Sharing certain thematic similarities with one of director Buck’s much-loved films, François Truffaut’s LES 400 COUPS (1959), Tough Enough is an urban tale of one boy’s confrontation with adversity in a rough and tough neighbourhood in Berlin. Forced to move there from the affluent suburbs following the acrimonious separation of his mother (Elvers-Elbertzhagen) from her wealthy boyfriend, fifteen-year-old Michael (Kross) is sent to the local inner-city secondary school where a gang of vicious bullies targets him. But salvation (of sorts) arrives in the charismatic form of Hamal (Emre), a local crime-lord, who sees in Michael’s innocent and unassuming face an opportunity to evade the police while plying his business: so in exchange for protection from his tormentors Michael agrees to ferry Hamal’s drugs.

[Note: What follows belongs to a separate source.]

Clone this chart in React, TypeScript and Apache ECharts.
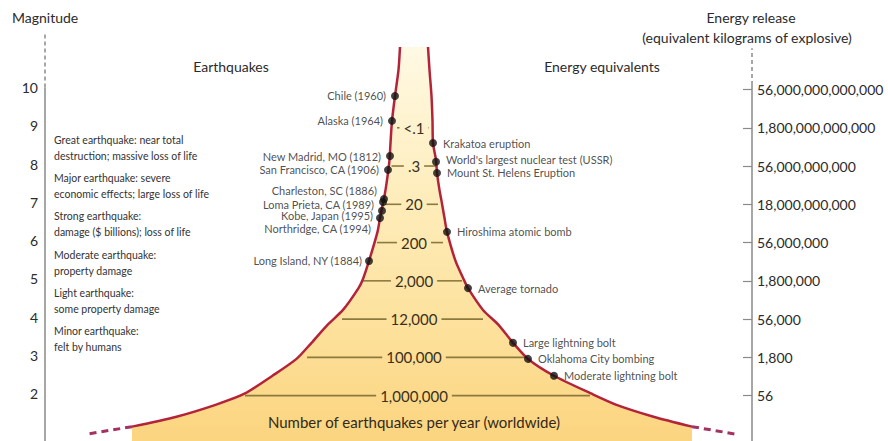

There is a digital, bleached greyness to the visuals of Tough Enough. With its gritty backdrops of dingy, inner-city concrete and squalid interiors, the pallid colour scheme is a suitable reflection of the immorality thriving in such deprived urban areas. The appropriateness of the mise en scène’s aesthetics aside, the camerawork itself is often intrusively busy. While the array of camera movements and focus pulling demonstrates good cinematographic technique, it doesn’t enhance the articulation of the narrative and so seems unsuitable. Moreover, it exhibits an overt interest on the filmmakers’ behalf in the style of form, or – more accurately perhaps – in the formation of style. While the narrative doesn’t necessarily suffer from this stylistic over-indulgence, it doesn’t benefit from it either.

Where the film does suffer from stylistic over-indulgence is in the musical onslaught of its soundtrack. Trendy track after trendy track pepper it to such an extent that the ears bleed from repetitive strain injury. No sooner has one song finished than another begins, and each time to the detriment of dialogue, that is subservient in terms of volume. This wall of sound is off-putting to say the very least.

There is redemption, though, in Kross’s central performance. Considering his tender young age of fifteen – nay, regardless of age and experience – his is a star-making turn. He is simply overwhelming as the initially gauche fish-out-of-water who must deal concurrently with his mother’s promiscuity and beatings at the hands (or baseball bats) of savage thugs. His acting ability is a revelation and transforms a film that glories in stylistic superficiality into a more robust work of some integrity. Kross is eminently watchable, and the film inherits this quality too.